Stored entries
----
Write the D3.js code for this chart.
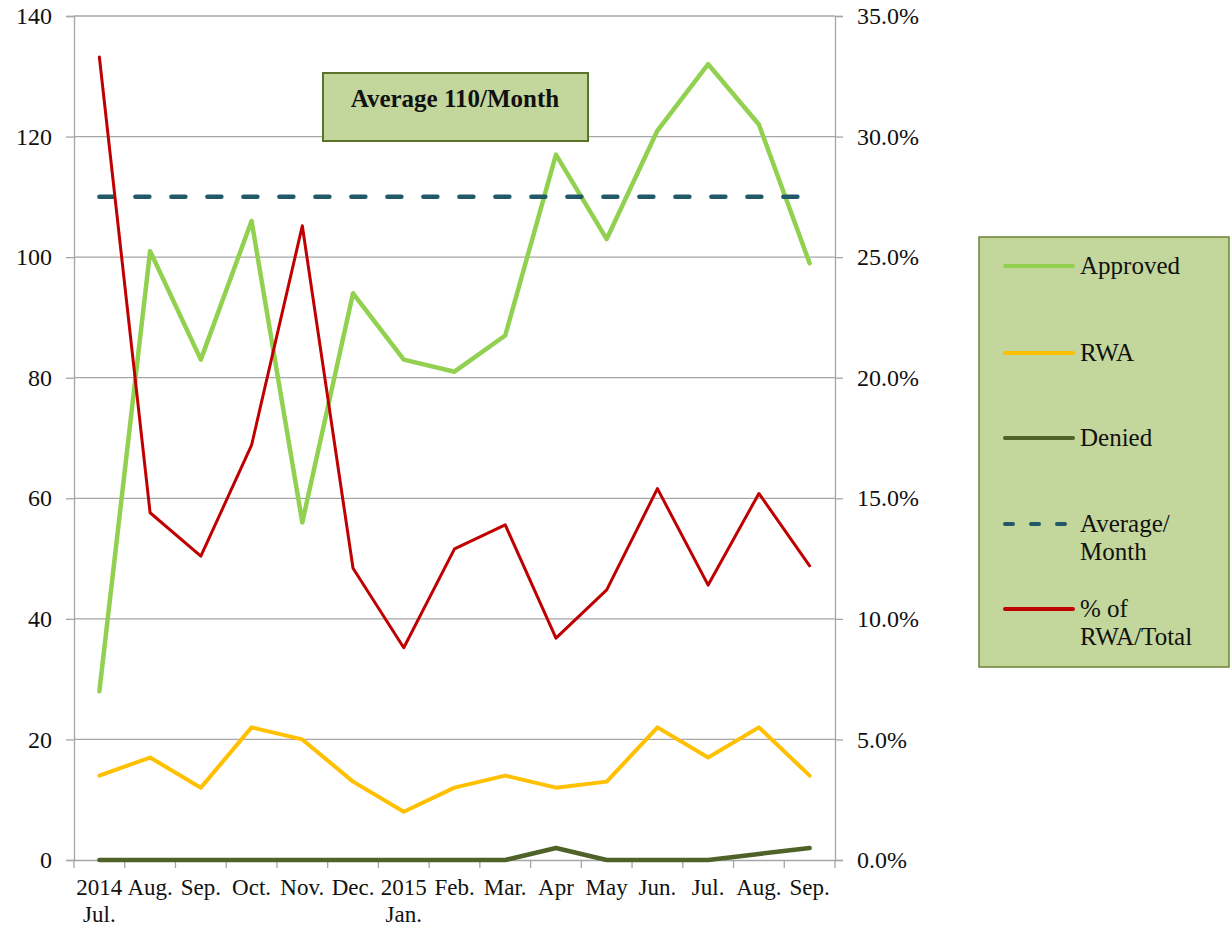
<!DOCTYPE html>
<html>
<head>
<meta charset="utf-8">
<script src="https://cdn.jsdelivr.net/npm/d3@7"></script>
<style>
  body { margin: 0; background: #fff; }
</style>
</head>
<body>
<div id="chart"></div>
<script>
// months, two-line labels
var months = [["2014","Jul."],["Aug."],["Sep."],["Oct."],["Nov."],["Dec."],["2015","Jan."],["Feb."],["Mar."],["Apr"],["May"],["Jun."],["Jul."],["Aug."],["Sep."]];

var approved = [28, 101, 83, 106, 56, 94, 83, 81, 87, 117, 103, 121, 132, 122, 99];
var rwa      = [14, 17, 12, 22, 20, 13, 8, 12, 14, 12, 13, 22, 17, 22, 14];
var denied   = [0, 0, 0, 0, 0, 0, 0, 0, 0, 2, 0, 0, 0, 1, 2];
var average  = 110;
var pctRwa   = [33.3, 14.4, 12.6, 17.2, 26.3, 12.1, 8.8, 12.9, 13.9, 9.2, 11.2, 15.4, 11.4, 15.2, 12.2];

var leftTicks  = [0, 20, 40, 60, 80, 100, 120, 140];
var rightTicks = [0, 5, 10, 15, 20, 25, 30, 35];

var W = 1231, H = 930;
var plotL = 74, plotR = 835, plotT = 16, plotB = 860;
var FONT = "'Liberation Serif'";

var svg = d3.select("#chart").append("svg")
  .attr("width", W).attr("height", H);

var x = d3.scaleBand().domain(d3.range(months.length)).range([plotL, plotR]);
var y = d3.scaleLinear().domain([0, 140]).range([plotB, plotT]);
var y2 = d3.scaleLinear().domain([0, 35]).range([plotB, plotT]);
var cx = function(i) { return x(i) + x.bandwidth() / 2; };

// gridlines
svg.append("g").selectAll("line")
  .data(leftTicks.filter(function(d) { return d > 0; }))
  .enter().append("line")
  .attr("x1", plotL).attr("x2", plotR)
  .attr("y1", function(d) { return y(d); }).attr("y2", function(d) { return y(d); })
  .attr("stroke", "#a6a6a6").attr("stroke-width", 1.3);

// left axis
var ly = svg.append("g").attr("transform", "translate(" + plotL + ",0)")
  .call(d3.axisLeft(y).tickValues(leftTicks).tickSize(8).tickPadding(14));
// right axis
var ry = svg.append("g").attr("transform", "translate(" + plotR + ",0)")
  .call(d3.axisRight(y2).tickValues(rightTicks).tickSize(8).tickPadding(14)
    .tickFormat(function(d) { return d.toFixed(1) + "%"; }));
// bottom axis
var bx = svg.append("g").attr("transform", "translate(0," + plotB + ")")
  .call(d3.axisBottom(x).tickSize(0).tickFormat(""));

[ly, ry, bx].forEach(function(g) {
  g.attr("font-family", null).attr("font-size", null);
  g.select(".domain").attr("stroke", "#a6a6a6").attr("stroke-width", 1.3);
  g.selectAll(".tick line").attr("stroke", "#a6a6a6").attr("stroke-width", 1.3);
  g.selectAll("text").style("font-family", FONT).style("font-size", "24px").attr("fill", "#111");
});

// x ticks at band edges
svg.append("g").selectAll("line")
  .data(d3.range(months.length + 1))
  .enter().append("line")
  .attr("x1", function(i) { return plotL + i * x.step(); })
  .attr("x2", function(i) { return plotL + i * x.step(); })
  .attr("y1", plotB).attr("y2", plotB + 8)
  .attr("stroke", "#a6a6a6").attr("stroke-width", 1.3);

// x labels
var xl = svg.append("g").selectAll("text")
  .data(months).enter().append("text")
  .attr("text-anchor", "middle")
  .style("font-family", FONT).style("font-size", "23px")
  .attr("fill", "#111")
  .attr("x", function(d, i) { return cx(i); })
  .attr("y", 895);
xl.selectAll("tspan").data(function(d) { return d; })
  .enter().append("tspan")
  .attr("x", function() { return d3.select(this.parentNode).attr("x"); })
  .attr("dy", function(d, j) { return j === 0 ? 0 : 27; })
  .text(function(d) { return d; });

// lines
var line = d3.line().x(function(d, i) { return cx(i); });

function drawSeries(vals, scale, color, width) {
  svg.append("path").datum(vals)
    .attr("fill", "none")
    .attr("stroke", color)
    .attr("stroke-width", width)
    .attr("stroke-linejoin", "round")
    .attr("stroke-linecap", "round")
    .attr("d", line.y(function(d) { return scale(d); }));
}

drawSeries(denied, y, "#4f6228", 4.5);
drawSeries(rwa, y, "#ffc000", 4);
drawSeries(approved, y, "#92d050", 4.5);

// average dashed
svg.append("line")
  .attr("x1", cx(0)).attr("x2", cx(months.length - 1))
  .attr("y1", y(average)).attr("y2", y(average))
  .attr("stroke", "#215968").attr("stroke-width", 4.5)
  .attr("stroke-dasharray", "14,22").attr("stroke-linecap", "round");

drawSeries(pctRwa, y2, "#c00000", 3);

// annotation box
svg.append("rect")
  .attr("x", 323).attr("y", 73).attr("width", 265).attr("height", 68)
  .attr("fill", "#c3d69b").attr("stroke", "#5a722a").attr("stroke-width", 2);
svg.append("text")
  .attr("x", 455).attr("y", 107)
  .attr("text-anchor", "middle")
  .attr("fill", "#111")
  .style("font-family", FONT).style("font-size", "25px").style("font-weight", "bold")
  .text("Average " + average + "/Month");

// legend
var legendItems = [
  { label: ["Approved"], color: "#92d050", dash: null, y: 266 },
  { label: ["RWA"], color: "#ffc000", dash: null, y: 353 },
  { label: ["Denied"], color: "#4f6228", dash: null, y: 438 },
  { label: ["Average/", "Month"], color: "#215968", dash: "8,18", y: 524 },
  { label: ["% of", "RWA/Total"], color: "#c00000", dash: null, y: 609 }
];

svg.append("rect")
  .attr("x", 979).attr("y", 237).attr("width", 250).attr("height", 430)
  .attr("fill", "#c3d69b").attr("stroke", "#6b8436").attr("stroke-width", 1.5);

var lg = svg.append("g").selectAll("g").data(legendItems).enter().append("g");
lg.append("line")
  .attr("x1", 1005).attr("x2", 1073)
  .attr("y1", function(d) { return d.y; }).attr("y2", function(d) { return d.y; })
  .attr("stroke", function(d) { return d.color; })
  .attr("stroke-width", 4)
  .attr("stroke-linecap", "round")
  .attr("stroke-dasharray", function(d) { return d.dash; });
var lt = lg.append("text")
  .attr("x", 1080)
  .attr("y", function(d) { return d.y + 8; })
  .attr("fill", "#111")
  .style("font-family", FONT).style("font-size", "25px");
lt.selectAll("tspan").data(function(d) { return d.label; })
  .enter().append("tspan")
  .attr("x", 1080)
  .attr("dy", function(d, j) { return j === 0 ? 0 : 28; })
  .text(function(d) { return d; });
</script>
</body>
</html>
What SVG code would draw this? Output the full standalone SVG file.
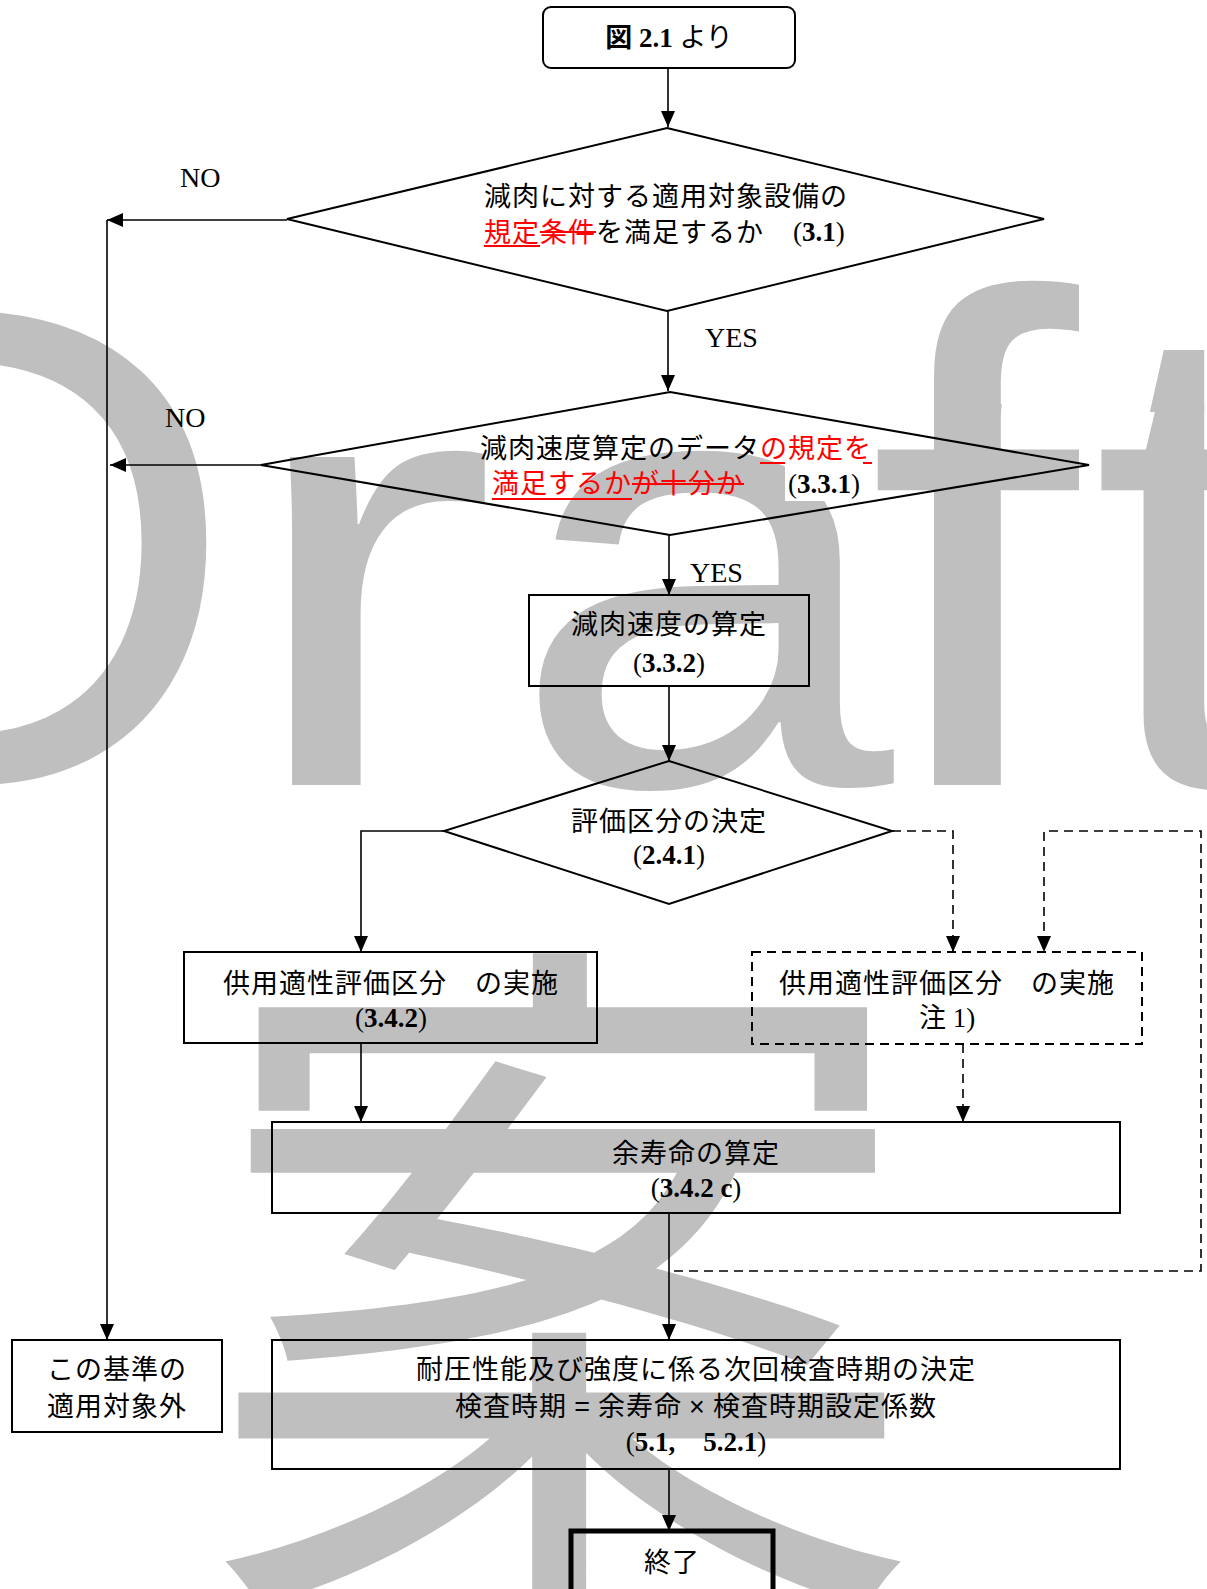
----
Task goal:
Reproduce the material above exactly, first line through the line that contains "11.4, 15.2, 12.2];", minus the pictures.

Written answer:
Write the D3.js code for this chart.
<!DOCTYPE html>
<html>
<head>
<meta charset="utf-8">
<script src="https://cdn.jsdelivr.net/npm/d3@7"></script>
<style>
  body { margin: 0; background: #fff; }
</style>
</head>
<body>
<div id="chart"></div>
<script>
// months, two-line labels
var months = [["2014","Jul."],["Aug."],["Sep."],["Oct."],["Nov."],["Dec."],["2015","Jan."],["Feb."],["Mar."],["Apr"],["May"],["Jun."],["Jul."],["Aug."],["Sep."]];

var approved = [28, 101, 83, 106, 56, 94, 83, 81, 87, 117, 103, 121, 132, 122, 99];
var rwa      = [14, 17, 12, 22, 20, 13, 8, 12, 14, 12, 13, 22, 17, 22, 14];
var denied   = [0, 0, 0, 0, 0, 0, 0, 0, 0, 2, 0, 0, 0, 1, 2];
var average  = 110;
var pctRwa   = [33.3, 14.4, 12.6, 17.2, 26.3, 12.1, 8.8, 12.9, 13.9, 9.2, 11.2, 15.4, 11.4, 15.2, 12.2];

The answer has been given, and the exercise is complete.